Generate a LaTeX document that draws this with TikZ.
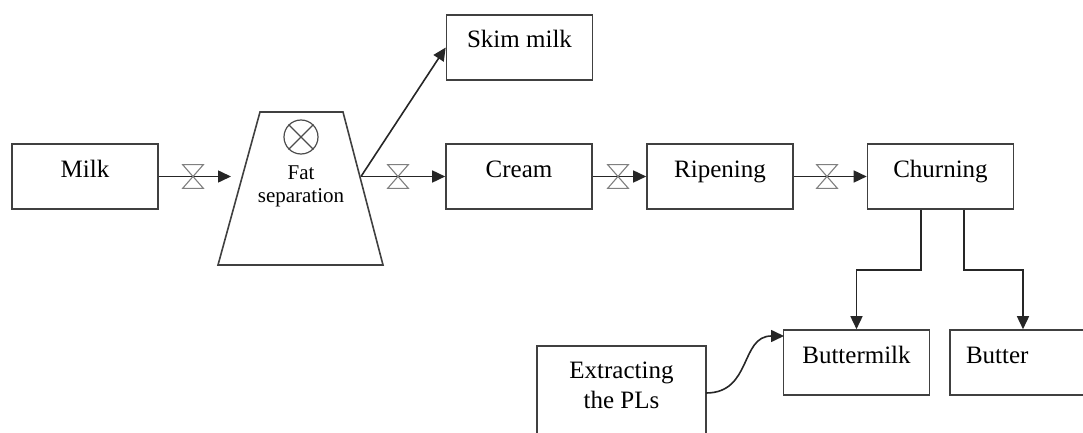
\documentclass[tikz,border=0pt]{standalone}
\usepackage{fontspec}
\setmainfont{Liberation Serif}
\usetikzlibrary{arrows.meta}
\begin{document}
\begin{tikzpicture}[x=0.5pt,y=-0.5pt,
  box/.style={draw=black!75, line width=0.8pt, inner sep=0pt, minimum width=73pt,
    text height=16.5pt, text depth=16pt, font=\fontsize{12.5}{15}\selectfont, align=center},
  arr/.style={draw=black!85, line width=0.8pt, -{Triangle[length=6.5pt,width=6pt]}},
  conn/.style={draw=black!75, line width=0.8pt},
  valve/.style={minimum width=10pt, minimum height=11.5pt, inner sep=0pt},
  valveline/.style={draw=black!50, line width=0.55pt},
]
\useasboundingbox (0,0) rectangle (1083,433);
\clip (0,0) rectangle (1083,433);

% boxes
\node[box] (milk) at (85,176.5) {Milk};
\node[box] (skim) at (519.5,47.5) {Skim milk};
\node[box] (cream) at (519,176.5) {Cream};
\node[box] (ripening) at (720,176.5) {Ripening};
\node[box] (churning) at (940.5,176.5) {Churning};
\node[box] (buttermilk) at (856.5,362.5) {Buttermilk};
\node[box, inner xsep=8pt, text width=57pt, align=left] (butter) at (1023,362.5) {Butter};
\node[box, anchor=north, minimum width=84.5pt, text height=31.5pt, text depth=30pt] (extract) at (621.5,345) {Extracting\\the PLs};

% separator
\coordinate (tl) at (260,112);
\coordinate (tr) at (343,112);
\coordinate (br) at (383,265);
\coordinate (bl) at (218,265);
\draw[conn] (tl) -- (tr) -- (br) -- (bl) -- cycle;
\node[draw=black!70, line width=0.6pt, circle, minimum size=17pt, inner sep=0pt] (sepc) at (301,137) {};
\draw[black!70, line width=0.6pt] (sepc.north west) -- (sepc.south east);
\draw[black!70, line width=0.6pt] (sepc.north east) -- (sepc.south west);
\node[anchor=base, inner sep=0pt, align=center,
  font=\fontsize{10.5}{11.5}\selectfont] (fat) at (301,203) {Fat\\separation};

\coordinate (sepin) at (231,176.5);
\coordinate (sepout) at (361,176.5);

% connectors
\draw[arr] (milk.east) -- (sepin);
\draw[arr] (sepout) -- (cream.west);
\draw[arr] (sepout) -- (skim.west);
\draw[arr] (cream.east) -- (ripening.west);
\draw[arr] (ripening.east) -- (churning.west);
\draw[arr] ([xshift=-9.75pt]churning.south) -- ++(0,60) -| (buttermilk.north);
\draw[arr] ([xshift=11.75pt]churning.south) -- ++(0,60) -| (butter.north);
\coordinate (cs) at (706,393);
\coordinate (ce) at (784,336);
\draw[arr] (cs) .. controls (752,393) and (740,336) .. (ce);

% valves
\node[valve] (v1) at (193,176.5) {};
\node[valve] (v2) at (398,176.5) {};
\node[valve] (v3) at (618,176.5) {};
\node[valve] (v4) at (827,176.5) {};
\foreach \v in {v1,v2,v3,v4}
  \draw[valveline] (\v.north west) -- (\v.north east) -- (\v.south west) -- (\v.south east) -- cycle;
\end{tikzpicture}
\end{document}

+ + + + + + +

▶ _Description of the task_:
From the first line of the listing above, repeat every line through the one holding "(sepout) at (361,176.5);". Both ends count, and pictures stay out.

▶ _Exercise response_:
Generate a LaTeX document that draws this with TikZ.
\documentclass[tikz,border=0pt]{standalone}
\usepackage{fontspec}
\setmainfont{Liberation Serif}
\usetikzlibrary{arrows.meta}
\begin{document}
\begin{tikzpicture}[x=0.5pt,y=-0.5pt,
  box/.style={draw=black!75, line width=0.8pt, inner sep=0pt, minimum width=73pt,
    text height=16.5pt, text depth=16pt, font=\fontsize{12.5}{15}\selectfont, align=center},
  arr/.style={draw=black!85, line width=0.8pt, -{Triangle[length=6.5pt,width=6pt]}},
  conn/.style={draw=black!75, line width=0.8pt},
  valve/.style={minimum width=10pt, minimum height=11.5pt, inner sep=0pt},
  valveline/.style={draw=black!50, line width=0.55pt},
]
\useasboundingbox (0,0) rectangle (1083,433);
\clip (0,0) rectangle (1083,433);

% boxes
\node[box] (milk) at (85,176.5) {Milk};
\node[box] (skim) at (519.5,47.5) {Skim milk};
\node[box] (cream) at (519,176.5) {Cream};
\node[box] (ripening) at (720,176.5) {Ripening};
\node[box] (churning) at (940.5,176.5) {Churning};
\node[box] (buttermilk) at (856.5,362.5) {Buttermilk};
\node[box, inner xsep=8pt, text width=57pt, align=left] (butter) at (1023,362.5) {Butter};
\node[box, anchor=north, minimum width=84.5pt, text height=31.5pt, text depth=30pt] (extract) at (621.5,345) {Extracting\\the PLs};

% separator
\coordinate (tl) at (260,112);
\coordinate (tr) at (343,112);
\coordinate (br) at (383,265);
\coordinate (bl) at (218,265);
\draw[conn] (tl) -- (tr) -- (br) -- (bl) -- cycle;
\node[draw=black!70, line width=0.6pt, circle, minimum size=17pt, inner sep=0pt] (sepc) at (301,137) {};
\draw[black!70, line width=0.6pt] (sepc.north west) -- (sepc.south east);
\draw[black!70, line width=0.6pt] (sepc.north east) -- (sepc.south west);
\node[anchor=base, inner sep=0pt, align=center,
  font=\fontsize{10.5}{11.5}\selectfont] (fat) at (301,203) {Fat\\separation};

\coordinate (sepin) at (231,176.5);
\coordinate (sepout) at (361,176.5);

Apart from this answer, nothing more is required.